A memorial has sprung up at Canandaigua Motorsports Park in Canandaigua, N.Y., where Kevin Ward, Jr., was killed on Saturday. ASSOCIATED PRESS
Tony Stewart has not announced whether he will drive this weekend in the NASCAR Sprint Cup Pure Michigan 400 at Michigan International Speedway, but in an email to The Blade on Monday, his spokesman said the decision to compete will rest with Stewart.
"The decision to compete in this weekend’s NASCAR Sprint Cup Series event at Michigan will be Tony’s, and he will have as much time as he needs to make that decision," Mike Arning, director of communication of True Speed Communication, wrote in an email to The Blade. "It is still an emotional time for all involved, Tony included. He is grieving, and grief doesn’t have a timetable."
Stewart was involved in the death of Kevin Ward, Jr., following an on-track collision Saturday night at a dirt track in Canandaigua, N.Y. Stewart did not drive in the Cheez-it 355 at Watkins Glen International.
The Pure Michigan 400 is scheduled for 1 p.m. on Sunday, and qualifying is at 4:40 p.m. Friday on the 2-mile superspeedway in Brooklyn, Mich.
Ontario (N.Y.) County Sheriff Philip Povero said in a live-streamed news conference on Monday that no criminal charges are currently pending against Stewart, but an investigation into Ward’s death remains open. Povero said an autopsy by the Ontario County coroner revealed that Ward died of massive blunt trauma.
“At this time, there are no facts that exist that support any criminal behavior or conduct or any probable cause of a criminal act in this investigation,” Povero said.
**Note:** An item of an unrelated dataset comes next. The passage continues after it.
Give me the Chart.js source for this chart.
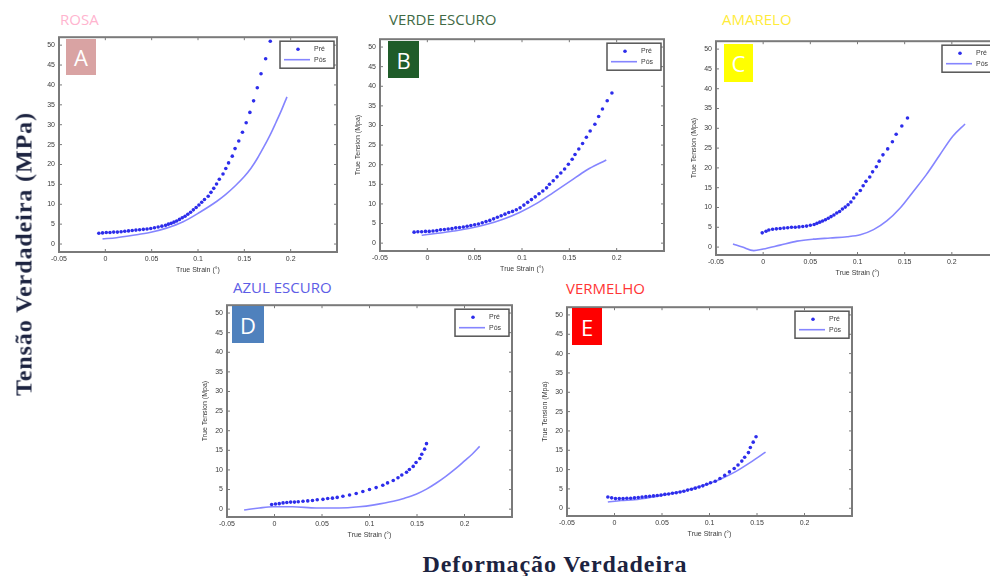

Amateur video footage posted and circulated online showed that Stewart’s sprint car collided with Ward’s car, which went into the wall at Canandaigua Motorsports Park. With the race under caution, the 20-year-old Ward got out of his car and ran toward the middle of the dimly lit track, pointing as Stewart's car approached. Stewart appeared to maneuver his car out of the way as Ward stood on the track, but the car made contact with Ward.
In a matter of seconds, ambulances and medical personnel began to treat Ward on the track. Ward was pronounced dead on arrival at a local hospital at 11:15 p.m. on Saturday, 45 minutes after the accident.
Stewart has already canceled one appearance at a short track this weekend. Plymouth (Ind.) Speedway — about 25 miles south of South Bend, Ind. — said in a statement on its Web site late Sunday night that Stewart will not race Saturday in a sprint car race at the track in his home state.
Regan Smith drove Sunday at Watkins Glen in place of Stewart. Smith finished 37th after he was involved in a four-car wreck on the 82nd lap of the Cheez-It 355.
“It's a tough time for everybody,” AJ Allmendinger said after he won Sunday’s Cheez-It 355. “The NASCAR community, as a whole we're a family, and when anything like that happens, it's something that you don't just kind of erase and you forget about. And all of our thoughts and prayers, and it may not seem like it, or I wish there was more to do, but it goes to the Ward family and what happened. It also goes to Tony because it's not like he's sitting there and forgetting about it. It's a tough scenario.”